(Entries with chart source code)
========================
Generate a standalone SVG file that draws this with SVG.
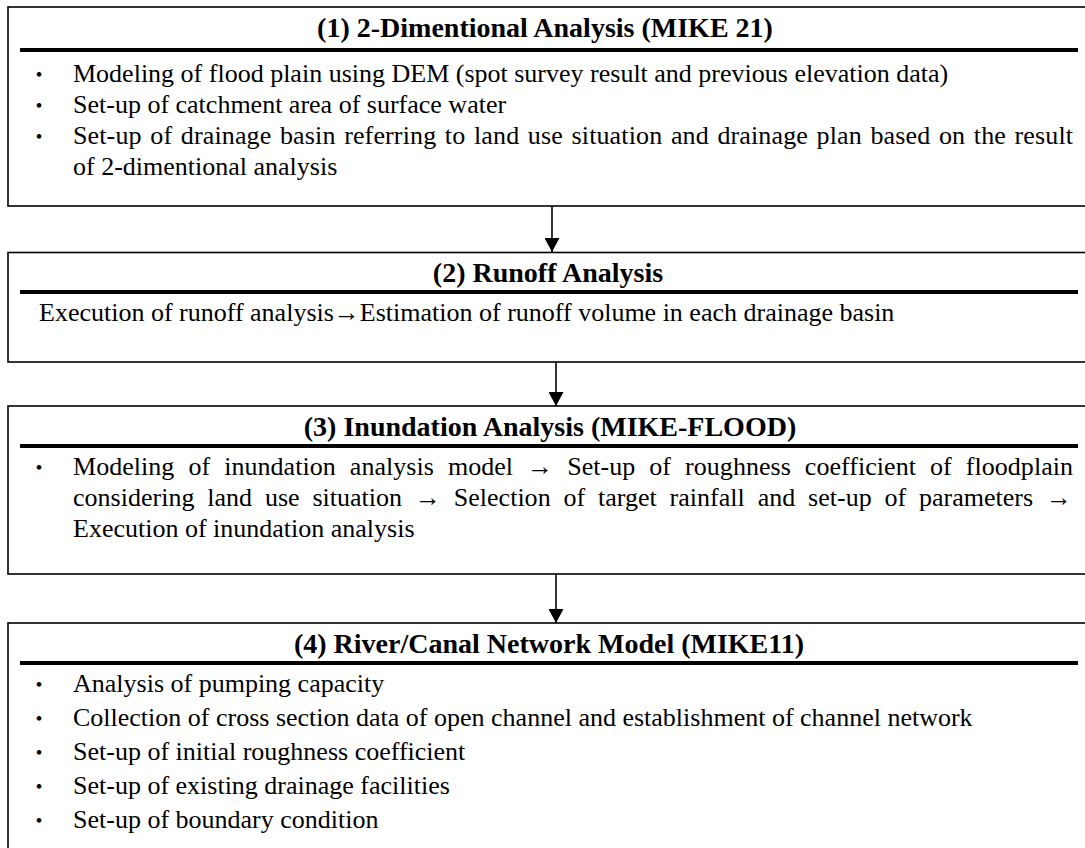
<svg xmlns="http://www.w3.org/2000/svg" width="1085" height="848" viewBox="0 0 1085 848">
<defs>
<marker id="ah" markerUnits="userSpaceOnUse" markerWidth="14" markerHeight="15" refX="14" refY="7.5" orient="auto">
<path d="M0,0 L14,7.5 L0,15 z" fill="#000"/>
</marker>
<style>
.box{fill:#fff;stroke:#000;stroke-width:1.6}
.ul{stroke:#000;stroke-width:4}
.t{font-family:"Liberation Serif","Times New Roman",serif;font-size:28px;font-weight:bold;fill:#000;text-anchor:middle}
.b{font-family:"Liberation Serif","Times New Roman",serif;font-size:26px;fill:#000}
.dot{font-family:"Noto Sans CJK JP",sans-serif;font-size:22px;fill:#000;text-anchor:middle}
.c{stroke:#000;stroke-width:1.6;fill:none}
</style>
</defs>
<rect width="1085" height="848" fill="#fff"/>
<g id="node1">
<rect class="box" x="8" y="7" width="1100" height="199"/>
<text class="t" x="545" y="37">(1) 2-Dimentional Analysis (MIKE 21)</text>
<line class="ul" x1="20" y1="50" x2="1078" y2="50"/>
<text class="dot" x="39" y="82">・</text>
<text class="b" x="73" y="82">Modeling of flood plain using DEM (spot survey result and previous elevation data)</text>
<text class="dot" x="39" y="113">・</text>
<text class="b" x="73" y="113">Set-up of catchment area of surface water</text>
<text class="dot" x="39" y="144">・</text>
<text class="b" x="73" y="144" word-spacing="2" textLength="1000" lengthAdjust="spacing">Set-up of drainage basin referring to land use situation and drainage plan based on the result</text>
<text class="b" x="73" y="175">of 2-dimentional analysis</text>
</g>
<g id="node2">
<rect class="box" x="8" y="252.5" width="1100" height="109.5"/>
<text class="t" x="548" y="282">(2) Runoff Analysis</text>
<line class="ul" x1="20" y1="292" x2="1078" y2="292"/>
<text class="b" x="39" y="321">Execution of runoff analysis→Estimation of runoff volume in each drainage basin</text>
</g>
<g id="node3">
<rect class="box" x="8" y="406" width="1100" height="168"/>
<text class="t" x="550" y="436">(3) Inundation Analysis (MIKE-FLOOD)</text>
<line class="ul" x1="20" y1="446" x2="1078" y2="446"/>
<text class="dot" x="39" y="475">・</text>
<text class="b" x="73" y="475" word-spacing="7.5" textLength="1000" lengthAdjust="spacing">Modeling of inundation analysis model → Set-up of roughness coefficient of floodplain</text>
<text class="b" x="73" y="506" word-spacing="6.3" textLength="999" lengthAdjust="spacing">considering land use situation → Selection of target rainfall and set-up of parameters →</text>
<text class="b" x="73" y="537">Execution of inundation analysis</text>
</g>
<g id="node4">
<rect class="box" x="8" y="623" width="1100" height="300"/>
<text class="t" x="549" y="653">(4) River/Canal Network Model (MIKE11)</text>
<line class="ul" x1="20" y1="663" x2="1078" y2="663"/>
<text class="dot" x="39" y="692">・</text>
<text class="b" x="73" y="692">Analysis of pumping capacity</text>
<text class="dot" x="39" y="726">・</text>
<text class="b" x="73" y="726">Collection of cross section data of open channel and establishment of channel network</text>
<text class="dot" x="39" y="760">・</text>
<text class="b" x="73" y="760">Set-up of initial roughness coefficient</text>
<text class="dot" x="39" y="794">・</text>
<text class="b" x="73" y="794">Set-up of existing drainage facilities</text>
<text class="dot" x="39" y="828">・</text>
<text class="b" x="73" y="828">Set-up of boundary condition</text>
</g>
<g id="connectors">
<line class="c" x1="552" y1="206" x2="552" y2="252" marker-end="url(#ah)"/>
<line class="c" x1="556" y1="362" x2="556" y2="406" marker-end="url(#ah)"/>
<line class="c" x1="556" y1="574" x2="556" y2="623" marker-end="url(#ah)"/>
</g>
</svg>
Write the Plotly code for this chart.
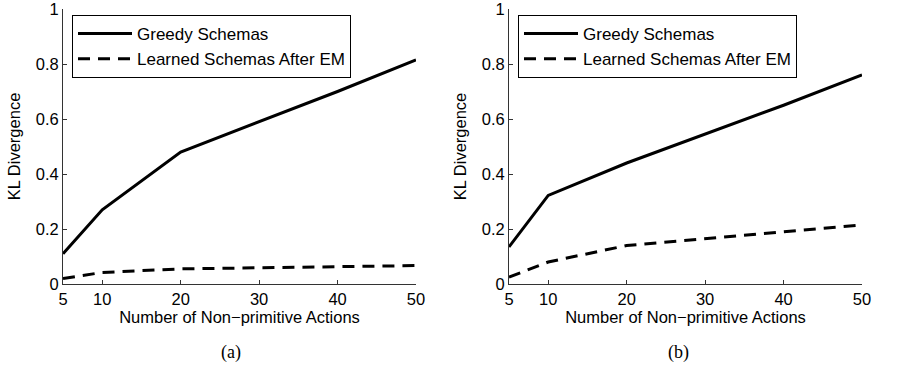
========================
From the material above, copy everything exactly but the pictures.

Generate a standalone SVG file that draws this with SVG.
<svg xmlns="http://www.w3.org/2000/svg" width="1085" height="848" viewBox="0 0 1085 848">
<defs>
<marker id="ah" markerUnits="userSpaceOnUse" markerWidth="14" markerHeight="15" refX="14" refY="7.5" orient="auto">
<path d="M0,0 L14,7.5 L0,15 z" fill="#000"/>
</marker>
<style>
.box{fill:#fff;stroke:#000;stroke-width:1.6}
.ul{stroke:#000;stroke-width:4}
.t{font-family:"Liberation Serif","Times New Roman",serif;font-size:28px;font-weight:bold;fill:#000;text-anchor:middle}
.b{font-family:"Liberation Serif","Times New Roman",serif;font-size:26px;fill:#000}
.dot{font-family:"Noto Sans CJK JP",sans-serif;font-size:22px;fill:#000;text-anchor:middle}
.c{stroke:#000;stroke-width:1.6;fill:none}
</style>
</defs>
<rect width="1085" height="848" fill="#fff"/>
<g id="node1">
<rect class="box" x="8" y="7" width="1100" height="199"/>
<text class="t" x="545" y="37">(1) 2-Dimentional Analysis (MIKE 21)</text>
<line class="ul" x1="20" y1="50" x2="1078" y2="50"/>
<text class="dot" x="39" y="82">・</text>
<text class="b" x="73" y="82">Modeling of flood plain using DEM (spot survey result and previous elevation data)</text>
<text class="dot" x="39" y="113">・</text>
<text class="b" x="73" y="113">Set-up of catchment area of surface water</text>
<text class="dot" x="39" y="144">・</text>
<text class="b" x="73" y="144" word-spacing="2" textLength="1000" lengthAdjust="spacing">Set-up of drainage basin referring to land use situation and drainage plan based on the result</text>
<text class="b" x="73" y="175">of 2-dimentional analysis</text>
</g>
<g id="node2">
<rect class="box" x="8" y="252.5" width="1100" height="109.5"/>
<text class="t" x="548" y="282">(2) Runoff Analysis</text>
<line class="ul" x1="20" y1="292" x2="1078" y2="292"/>
<text class="b" x="39" y="321">Execution of runoff analysis→Estimation of runoff volume in each drainage basin</text>
</g>
<g id="node3">
<rect class="box" x="8" y="406" width="1100" height="168"/>
<text class="t" x="550" y="436">(3) Inundation Analysis (MIKE-FLOOD)</text>
<line class="ul" x1="20" y1="446" x2="1078" y2="446"/>
<text class="dot" x="39" y="475">・</text>
<text class="b" x="73" y="475" word-spacing="7.5" textLength="1000" lengthAdjust="spacing">Modeling of inundation analysis model → Set-up of roughness coefficient of floodplain</text>
<text class="b" x="73" y="506" word-spacing="6.3" textLength="999" lengthAdjust="spacing">considering land use situation → Selection of target rainfall and set-up of parameters →</text>
<text class="b" x="73" y="537">Execution of inundation analysis</text>
</g>
<g id="node4">
<rect class="box" x="8" y="623" width="1100" height="300"/>
<text class="t" x="549" y="653">(4) River/Canal Network Model (MIKE11)</text>
<line class="ul" x1="20" y1="663" x2="1078" y2="663"/>
<text class="dot" x="39" y="692">・</text>
<text class="b" x="73" y="692">Analysis of pumping capacity</text>
<text class="dot" x="39" y="726">・</text>
<text class="b" x="73" y="726">Collection of cross section data of open channel and establishment of channel network</text>
<text class="dot" x="39" y="760">・</text>
<text class="b" x="73" y="760">Set-up of initial roughness coefficient</text>
<text class="dot" x="39" y="794">・</text>
<text class="b" x="73" y="794">Set-up of existing drainage facilities</text>
<text class="dot" x="39" y="828">・</text>
<text class="b" x="73" y="828">Set-up of boundary condition</text>
</g>
<g id="connectors">
<line class="c" x1="552" y1="206" x2="552" y2="252" marker-end="url(#ah)"/>
<line class="c" x1="556" y1="362" x2="556" y2="406" marker-end="url(#ah)"/>
<line class="c" x1="556" y1="574" x2="556" y2="623" marker-end="url(#ah)"/>
</g>
</svg>
Write the Plotly code for this chart.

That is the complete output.